By Marc S. Galella, Esq.
With the coronavirus in the headlines today, a lot of clients are asking whether they need to update their Estate Planning documents which include Last Wills and Testaments, Powers of Attorney and Living Wills. In general, Estate Planning documents do not have to be revised because of age. Rather, they need to be revised when they no longer do what you need them to do. As important as it is to have these Estate Planning documents, it is equally important to keep them up to date.
For example, are the persons who you named to inherit under you will still the persons that you want to inherit? Do you still want all of your children to inherit equally if you made gifts to one of your children during your lifetime? Did you provide for a trust for the benefit of your then minor children and they are now all over the age of 18 years? Do the persons that you named in your Will as the Executor still have the ability to perform the tasks associated with being an Executor? Do you have grandchildren that you want to name in your Will? If those grandchildren are under the age of 18 years, do you want their inheritance held by another person until they reach the age of 18, or maybe even older? Do you have a beneficiary who is receiving government assistance that would be disqualified by receiving an inheritance from you?

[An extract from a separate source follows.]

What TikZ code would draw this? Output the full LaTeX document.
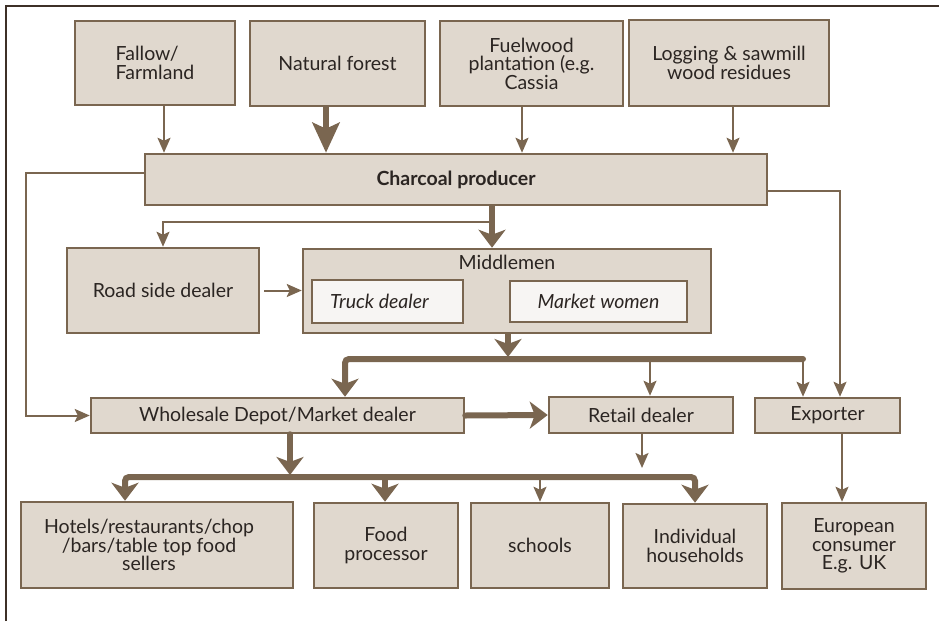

Do you have a Power of Attorney? If so, do the persons named in the Power of Attorney still have the capability to perform the functions as your Attorney in Fact? Does your Power of Attorney list alternates in case the persons you named to act for you are not capable of acting on your behalf?
If you have a Living Will, have you looked at it recently to make sure the decisions you previously made as to life sustaining treatment are still what you want now. Has there been any change in your medical condition that is different now as opposed to when you made you Living Will? Are the persons you named in your Living Will as your Health Care Representatives still the persons that you want? Are they capability of acting in that capacity?
We normally suggest that you take out your Estate Planning documents once a year and read them over to make sure that those documents still do what you remember that they did and what you need them to do now. However, in this time of medical concerns, it is a good idea to review your documents now to make sure you are protected in the event that you should become ill. We further suggest that you read your Estate Planning documents whenever there is a major event in your life such as a birth, death, divorce, change in financial status (you or your beneficiaries) or a change in mental capacity.